Prompt: (Image prompt) a sinister all black skyscraper with a dramatic design. There are red art deco details. --ar 2:3 --iw .5

You can see that with a lower IW, the AI follows the “all black” prompt better and diverges from the massing of the building, but the composition of the images is unsatisfactory, with converging vertical lines and no city in the background.

Prompt: (Image prompt) a sinister all black skyscraper with a dramatic design. There are red art deco details. --ar 2:3 --iw 2

With a higher image weight the AI doesnt follow the “all black” prompt, keeping the contrast in materials seen in the prompt image, and staying more true to the massing. The composition is perfect for higher IW generations.

Photoshop

In the creation of the final presented images, Photoshop was used to fix any issues in the generation. Often times I had to replace or manipulate the backgrounds of the buildings, and I cleaned up any obvious mistakes in the generations.

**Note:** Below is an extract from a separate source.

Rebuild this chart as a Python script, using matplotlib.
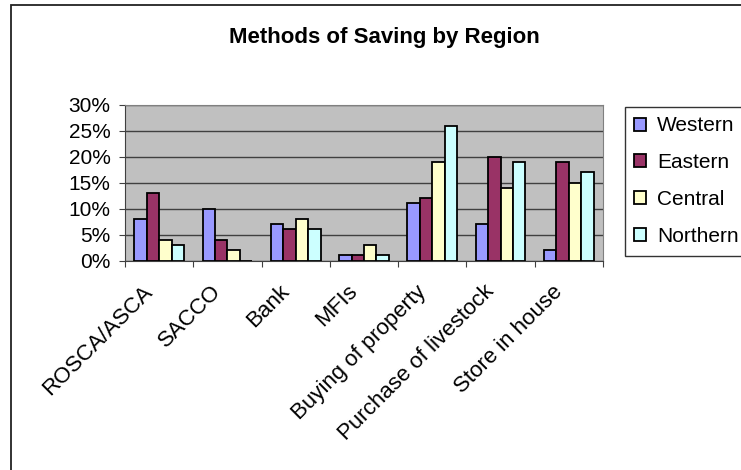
import numpy as np
import matplotlib
matplotlib.use("Agg")
import matplotlib.pyplot as plt
import matplotlib.transforms as mtransforms
from matplotlib.patches import Rectangle, Patch
from matplotlib.ticker import PercentFormatter

plt.rcParams['font.family'] = ['Liberation Sans', 'DejaVu Sans']

categories = ["ROSCA/ASCA", "SACCO", "Bank", "MFIs", "Buying of property",
              "Purchase of livestock", "Store in house"]
regions = ["Western", "Eastern", "Central", "Northern"]
western = [8, 10, 7, 1, 11, 7, 2]
eastern = [13, 4, 6, 1, 12, 20, 19]
central = [4, 2, 8, 3, 19, 14, 15]
northern = [3, 0, 6, 1, 26, 19, 17]
colors = ["#9999FF", "#993366", "#FFFFCC", "#CCFFFF"]

fig = plt.figure(figsize=(7.41, 4.70), dpi=100)
ax = fig.add_axes([125 / 741, 1 - 260.5 / 470, 478 / 741, 155.5 / 470])
ax.set_facecolor("#C0C0C0")

# outer chart border
fig.patches.append(Rectangle((11 / 741, -0.05), 1.2, 1 - 5 / 470 + 0.05,
                             transform=fig.transFigure, fill=False,
                             edgecolor="#222222", linewidth=1.3))

x = np.arange(len(categories))
w = 1 / 5.5
for i, (vals, c) in enumerate(zip([western, eastern, central, northern], colors)):
    ax.bar(x + (i - 1.5) * w, vals, width=w, color=c, edgecolor="black",
           linewidth=1.3, zorder=3)

ax.set_xlim(-0.5, len(categories) - 0.5)
ax.set_ylim(0, 30)
ax.set_yticks(range(0, 31, 5))
ax.yaxis.set_major_formatter(PercentFormatter(decimals=0))
ax.grid(axis="y", color="#404040", linewidth=1.0, zorder=1)
ax.set_axisbelow(True)

# category ticks sit between the groups
ax.set_xticks(np.arange(len(categories) + 1) - 0.5)
ax.set_xticklabels([])
ax.set_xticks(x, minor=True)
ax.set_xticklabels(categories, minor=True, rotation=45, ha="right",
                   va="baseline", rotation_mode="anchor", fontsize=16)
ax.tick_params(axis="x", which="minor", length=0, pad=23)
ax.tick_params(axis="x", which="major", length=4.5, direction="out", color="#404040")
ax.tick_params(axis="y", length=4.5, pad=6, direction="out", labelsize=15,
               color="#404040")
shift = mtransforms.ScaledTranslation(-5.5 / 100, 0, fig.dpi_scale_trans)
for lab in ax.get_xticklabels(minor=True):
    lab.set_transform(lab.get_transform() + shift)

for s in ["top", "right"]:
    ax.spines[s].set_color("#808080")
for s in ["left", "bottom"]:
    ax.spines[s].set_color("#404040")

fig.text(384 / 741, 1 - 43 / 470, "Methods of Saving by Region", ha="center",
         va="baseline", fontsize=16, fontweight="bold")

handles = [Patch(facecolor=c, edgecolor="black", linewidth=1.3) for c in colors]
leg = fig.legend(handles, regions, loc="upper left",
                 bbox_to_anchor=(625 / 741, 1 - 107 / 470), fontsize=15,
                 frameon=True, fancybox=False, handlelength=0.58,
                 handleheight=0.58, handletextpad=0.5, labelspacing=0.86,
                 borderpad=0.45, borderaxespad=0)
leg.get_frame().set_edgecolor("black")
leg.get_frame().set_linewidth(1.0)

fig.savefig("out.png", dpi=100)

The output straight from Midjourney is on the left, and the refined Photoshopped version is on the right. The background was replace, composition was adjusted, windows were added and color and tone was enhanced.

Closing thoughts

I worked in an architecture office designing high rise buildings for 3 years, and I think it is an interesting analogy. At work, I was the one who did the nitty gritty creation of design options that were prompted by my project architect / manager albeit much slower than AI. Through this AI process I began to feel like more of a manager, steering the ship and curating options. It was like I have my own team of entry-level designers producing designs based on my specifications, and it was my job to sift through their work to discover the nuggets of brilliance amidst the plethora of fails.